Search code examples
javaapache-kafkaspring-cloudpartitioningspring-cloud-stream

Spring Cloud Stream + Kafka Binder: What is the default partition key extractor strategy or partition key?


I'm looking to implement a scenario where consumer order does not matter, and want to publish to multiple partitions.

In this scenario, what would the strategy be used to select a partition if partition-key-expression is not specified in the producer definition? i.e with this config I see the messages being published to all 4 topics, but it is not clear what mechanism is being used:

spring:
  cloud:
    stream:
      bindings:
        outbound:
          destination: mytopic
          group: app
          producer:
            partitioned: true
            partition-count: 4

Solution

  • Binder level partitioning is really not needed with the Kafka binder; it is intended for binders where the underlying technology does not have native partitioning.

    There is no need to set the partitioned=true property.

    Kafka's default strategy is used

    https://kafka.apache.org/documentation/#producerconfigs_partitioner.class

    If there is no partitioner.class specified...

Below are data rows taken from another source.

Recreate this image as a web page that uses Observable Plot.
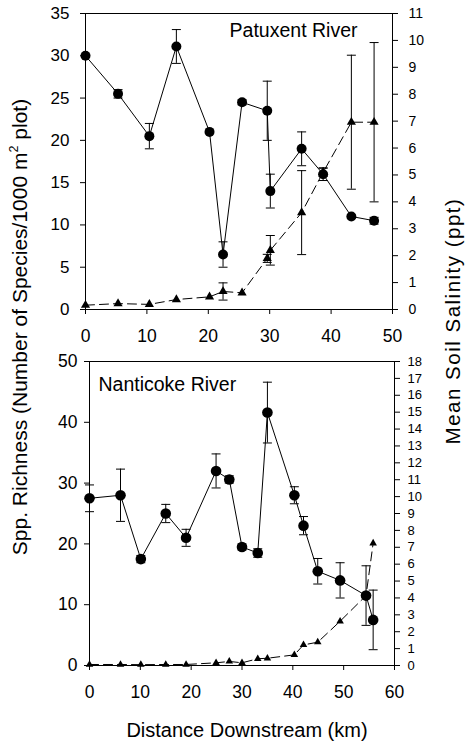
<!DOCTYPE html>
<html>
<head>
<meta charset="utf-8">
<script src="https://cdn.jsdelivr.net/npm/d3@7"></script>
<script src="https://cdn.jsdelivr.net/npm/@observablehq/plot@0.6"></script>
<style>
  html, body { margin: 0; padding: 0; background: white; }
  #wrap { position: relative; width: 466px; height: 744px; overflow: hidden; font-family: "Liberation Sans", Arial, sans-serif; color: black; }
  #wrap svg { position: absolute; left: 0; }
  .title { position: absolute; white-space: nowrap; line-height: 1; }
  .rot { transform: translate(-50%, -50%) rotate(-90deg); }
  .hor { transform: translate(-50%, -50%); }
  sup { font-size: 0.6em; vertical-align: 0.7em; line-height: 0; }
</style>
</head>
<body>
<div id="wrap"></div>
<script>
// ---------- Data ----------
// Patuxent River (top panel)
const patDist     = [0, 5.3, 10.4, 14.8, 20.2, 22.4, 25.5, 29.6, 30.1, 35.2, 38.7, 43.3, 47.0];
const patRich     = [30.0, 25.5, 20.5, 31.1, 21.0, 6.5, 24.5, 23.5, 14.0, 19.0, 16.0, 11.0, 10.5];
const patRichErr  = [0, 0.5, 1.5, 2.0, 0, 1.5, 0.3, 3.5, 2.0, 2.0, 0.75, 0, 0.4];
const patSal      = [0.16, 0.22, 0.19, 0.37, 0.47, 0.67, 0.62, 1.9, 2.2, 3.6, 5.1, 6.96, 6.96];
const patSalErr   = [0, 0, 0, 0, 0, 0.32, 0, 0.15, 0.55, 1.56, 0.15, 2.49, 2.96];

// Nanticoke River (bottom panel)
const nanDist     = [0, 6.1, 10.1, 15.0, 19.0, 24.9, 27.5, 30.0, 33.1, 35.0, 40.3, 42.1, 44.9, 49.3, 54.4, 55.8];
const nanRich     = [27.5, 28.0, 17.5, 25.0, 21.0, 32.0, 30.6, 19.5, 18.5, 41.6, 28.0, 23.0, 15.5, 14.0, 11.5, 7.5];
const nanRichErr  = [2.2, 4.3, 0.6, 1.5, 1.4, 2.8, 0.6, 0.5, 0.7, 5.0, 1.4, 1.5, 2.1, 2.9, 4.9, 4.9];
const nanSal      = [0.06, 0.06, 0.05, 0.06, 0.06, 0.16, 0.24, 0.16, 0.40, 0.43, 0.63, 1.22, 1.38, 2.62, 4.14, 7.24];
const nanSalErr   = [0, 0, 0, 0, 0, 0, 0, 0, 0, 0, 0, 0, 0, 0, 0, 0];

// Tick labels
const patXTicks = [0, 10, 20, 30, 40, 50];
const patYTicks = [0, 5, 10, 15, 20, 25, 30, 35];
const patSalTicks = [0, 1, 2, 3, 4, 5, 6, 7, 8, 9, 10, 11];
const nanXTicks = [0, 10, 20, 30, 40, 50, 60];
const nanYTicks = [0, 10, 20, 30, 40, 50];
const nanSalTicks = [0, 1, 2, 3, 4, 5, 6, 7, 8, 9, 10, 11, 12, 13, 14, 15, 16, 17, 18];

const riverNames = ["Patuxent River", "Nanticoke River"];
const xTitle = "Distance Downstream (km)";
const yTitleHTML = "Spp. Richness (Number of Species/1000 m<sup>2</sup> plot)";
const y2Title = "Mean Soil Salinity (ppt)";

(function () {
// ---------- Helpers ----------
const FONT = '"Liberation Sans", Arial, sans-serif';
const capSymbol = { draw(ctx) { ctx.moveTo(-4.5, 0); ctx.lineTo(4.5, 0); } };

function table(dist, rich, re, sal, se) {
  return dist.map((d, i) => ({ d, rich: rich[i], re: re[i], sal: sal[i], se: se[i] }));
}

function panel(opts) {
  const { rows, xDomain, yDomain, salMax, xTicks, yTicks, salTicks, name, o } = opts;
  const k = yDomain[1] / salMax;
  const richE = rows.filter(r => r.re > 0);
  const salE = rows.filter(r => r.se > 0);
  return Plot.plot({
    width: 466, height: o.height,
    marginLeft: o.ml, marginRight: o.mr, marginTop: o.mt, marginBottom: o.mb,
    style: { fontFamily: FONT, fontSize: "17px", color: "black", background: "white", overflow: "visible" },
    x: { domain: xDomain },
    y: { domain: yDomain },
    marks: [
      Plot.frame({ stroke: "black", strokeWidth: 1 }),
      Plot.axisX(xTicks, { tickSize: 5, tickPadding: o.xPad, fontSize: o.xFont, label: null, tickFormat: d => String(d) }),
      Plot.axisY(yTicks, { anchor: "left", tickSize: 5, tickPadding: o.lPad, fontSize: o.lFont, label: null, tickFormat: d => String(d) }),
      Plot.axisY(salTicks.map(t => t * k), { anchor: "right", tickSize: 5, tickPadding: o.rPad, fontSize: o.rFont, label: null, tickFormat: d => String(Math.round(d / k)) }),
      // salinity (triangles, dashed)
      Plot.line(rows, { x: "d", y: r => r.sal * k, stroke: "black", strokeWidth: 1, strokeDasharray: "9,5" }),
      Plot.ruleX(salE, { x: "d", y1: r => (r.sal - r.se) * k, y2: r => (r.sal + r.se) * k, stroke: "black", strokeWidth: 1 }),
      Plot.dot(salE, { x: "d", y: r => (r.sal - r.se) * k, symbol: capSymbol, stroke: "black", fill: "none", strokeWidth: 1 }),
      Plot.dot(salE, { x: "d", y: r => (r.sal + r.se) * k, symbol: capSymbol, stroke: "black", fill: "none", strokeWidth: 1 }),
      Plot.dot(rows, { x: "d", y: r => r.sal * k, symbol: "triangle", r: o.triR, fill: "black", stroke: "none" }),
      // richness (circles, solid)
      Plot.line(rows, { x: "d", y: "rich", stroke: "black", strokeWidth: 1 }),
      Plot.ruleX(richE, { x: "d", y1: r => r.rich - r.re, y2: r => r.rich + r.re, stroke: "black", strokeWidth: 1 }),
      Plot.dot(richE, { x: "d", y: r => r.rich - r.re, symbol: capSymbol, stroke: "black", fill: "none", strokeWidth: 1 }),
      Plot.dot(richE, { x: "d", y: r => r.rich + r.re, symbol: capSymbol, stroke: "black", fill: "none", strokeWidth: 1 }),
      Plot.dot(rows, { x: "d", y: "rich", r: o.cirR, fill: "black", stroke: "none" }),
      Plot.text([name], { frameAnchor: o.nameAnchor, textAnchor: o.nameText, lineAnchor: "top", dx: o.ndx, dy: o.ndy, fontSize: 19.5, fill: "black" })
    ]
  });
}

const wrap = document.getElementById("wrap");

const topPlot = panel({
  rows: table(patDist, patRich, patRichErr, patSal, patSalErr),
  xDomain: [0, 50], yDomain: [0, 35], salMax: 11,
  xTicks: patXTicks, yTicks: patYTicks, salTicks: patSalTicks, name: riverNames[0],
  o: { height: 345, ml: 85, mr: 74, mt: 13, mb: 36, xPad: 15, lPad: 11, rPad: 11, xFont: 17.5, lFont: 17, rFont: 14,
       triR: 3.4, cirR: 5, nameAnchor: "top-right", nameText: "end", ndx: -35, ndy: 10 }
});
topPlot.style.top = "0px";
wrap.appendChild(topPlot);

const botPlot = panel({
  rows: table(nanDist, nanRich, nanRichErr, nanSal, nanSalErr),
  xDomain: [0, 60], yDomain: [0, 50], salMax: 18,
  xTicks: nanXTicks, yTicks: nanYTicks, salTicks: nanSalTicks, name: riverNames[1],
  o: { height: 399, ml: 89, mr: 72, mt: 16, mb: 79, xPad: 15, lPad: 7, rPad: 8, xFont: 17.5, lFont: 17.5, rFont: 13,
       triR: 2.8, cirR: 5.3, nameAnchor: "top-left", nameText: "start", ndx: 9, ndy: 16 }
});
botPlot.style.top = "345px";
wrap.appendChild(botPlot);

// Titles
function addTitle(html, cx, cy, cls, size, spacing) {
  const el = document.createElement("div");
  el.className = "title " + cls;
  el.innerHTML = html;
  el.style.left = cx + "px";
  el.style.top = cy + "px";
  el.style.fontSize = size + "px";
  if (spacing) el.style.letterSpacing = spacing + "px";
  wrap.appendChild(el);
}
addTitle(yTitleHTML, 19, 327, "rot", 21);
addTitle(y2Title, 453, 321, "rot", 20.5, 1.5);
addTitle(xTitle, 247, 730, "hor", 20);
})();
</script>
</body>
</html>
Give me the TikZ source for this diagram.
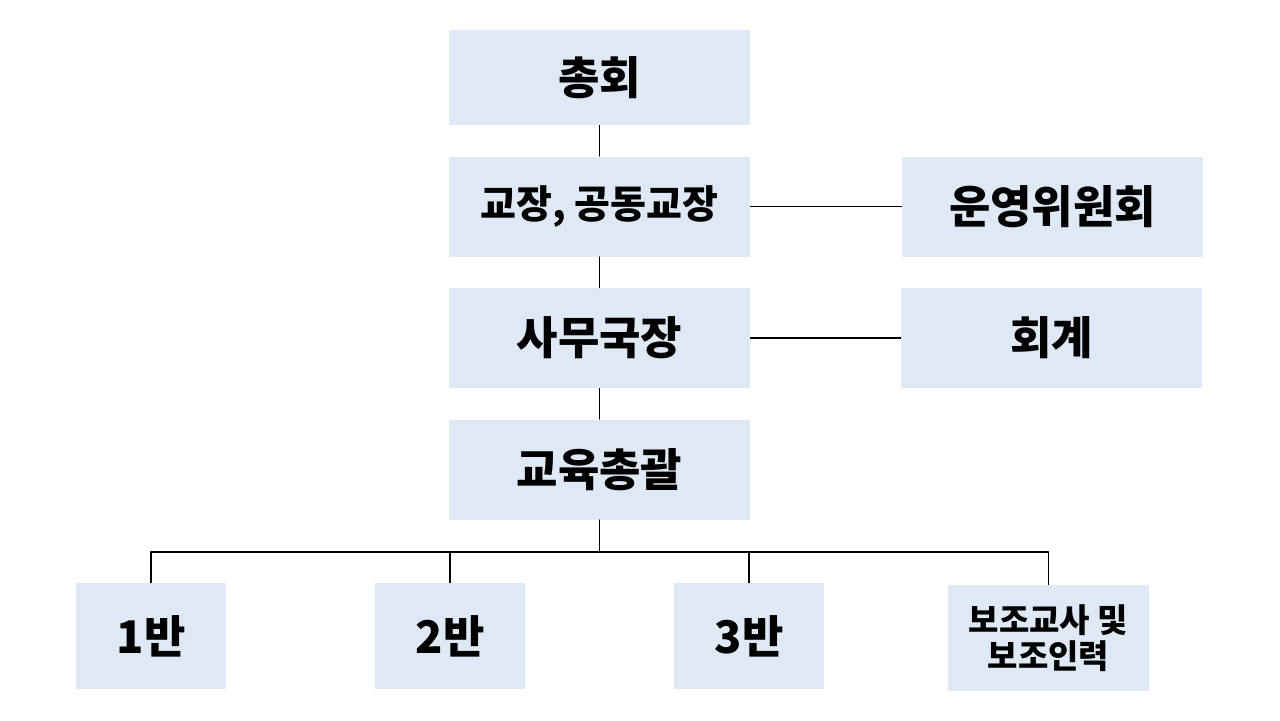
\documentclass[tikz,border=0pt]{standalone}
\usepackage{fontspec}
\setmainfont{Noto Sans CJK KR}
\usepackage{tikz}

\definecolor{boxblue}{RGB}{222,233,245}

\tikzset{
    orgbox/.style={fill=boxblue, inner sep=0pt, align=center,
        font=\fontsize{22.5}{26}\selectfont\bfseries},
    wide/.style={minimum width=150.5pt, minimum height=50pt},
    narrow/.style={minimum width=75pt, minimum height=53pt},
    link/.style={line width=0.6pt}
}

\begin{document}
\begin{tikzpicture}[x=0.5pt,y=-0.5pt, line cap=round, line join=round]
    \useasboundingbox (0,0) rectangle (1280,720);

    % Main column
    \node[orgbox, wide, minimum height=47.5pt] (chonghoe) at (599.5,77.5) {총회};
    \node[orgbox, wide, font=\fontsize{19.5}{23}\selectfont\bfseries] (gyojang) at (599.5,206.5) {교장, 공동교장};
    \node[orgbox, wide] (samu) at (599.5,338) {사무국장};
    \node[orgbox, wide] (gyoyuk) at (599.5,469.5) {교육총괄};

    % Side boxes
    \node[orgbox, wide] (unyeong) at (1052.5,206.5) {운영위원회};
    \node[orgbox, wide] (hoegye) at (1051.5,338) {회계};

    % Classes
    \node[orgbox, narrow] (ban1) at (151,636) {1반};
    \node[orgbox, narrow] (ban2) at (450,636) {2반};
    \node[orgbox, narrow] (ban3) at (749,636) {3반};
    \node[orgbox, narrow, minimum width=100.5pt, font=\fontsize{16.5}{18}\selectfont\bfseries]
        (bojo) at (1048.5,638) {보조교사 및\\보조인력};

    % Connectors
    \draw[link] (chonghoe) -- (gyojang);
    \draw[link] (gyojang) -- (samu);
    \draw[link] (samu) -- (gyoyuk);
    \draw[link] (gyojang) -- (unyeong);
    \draw[link] (samu) -- (hoegye);

    % Bus to classes
    \coordinate (bus) at (599.5,552);
    \draw[link] (gyoyuk) -- (bus);
    \foreach \b in {ban1,ban2,ban3,bojo}
        \draw[link] (\b.north) |- (bus);
\end{tikzpicture}
\end{document}
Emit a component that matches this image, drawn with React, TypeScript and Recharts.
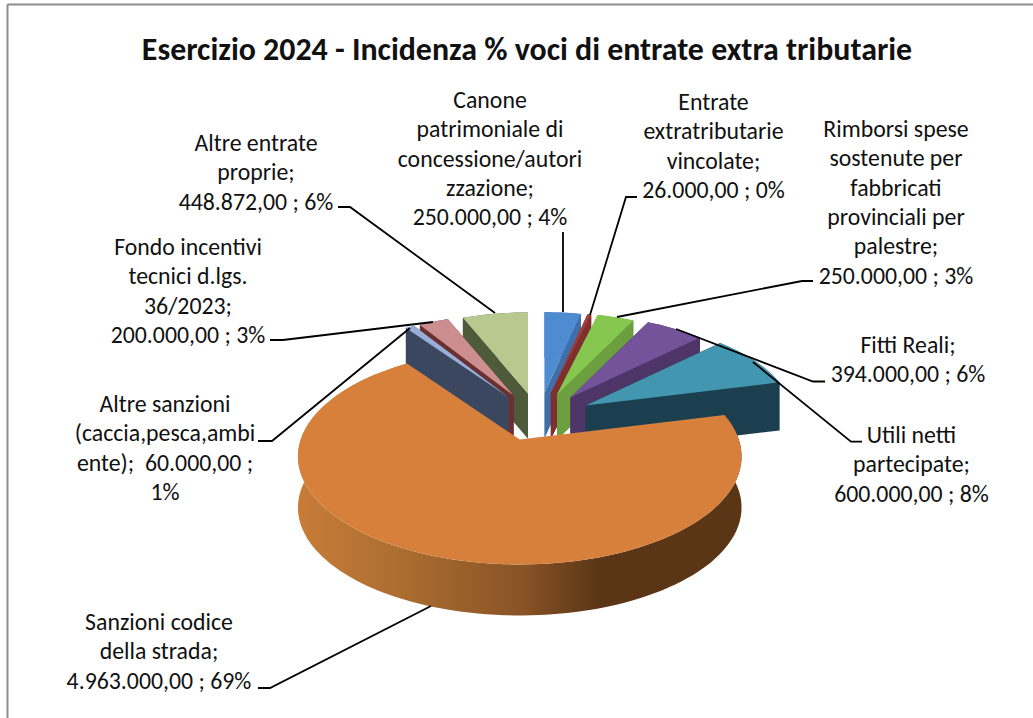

    If not set, the default partitioning logic is used. This strategy will try sticking to a partition until batch.size bytes is produced to the partition.

    It works with the strategy:

    If no partition is specified but a key is present, choose a partition based on a hash of the key

    If no partition or key is present, choose the sticky partition that changes when batch.size bytes are produced to the partition.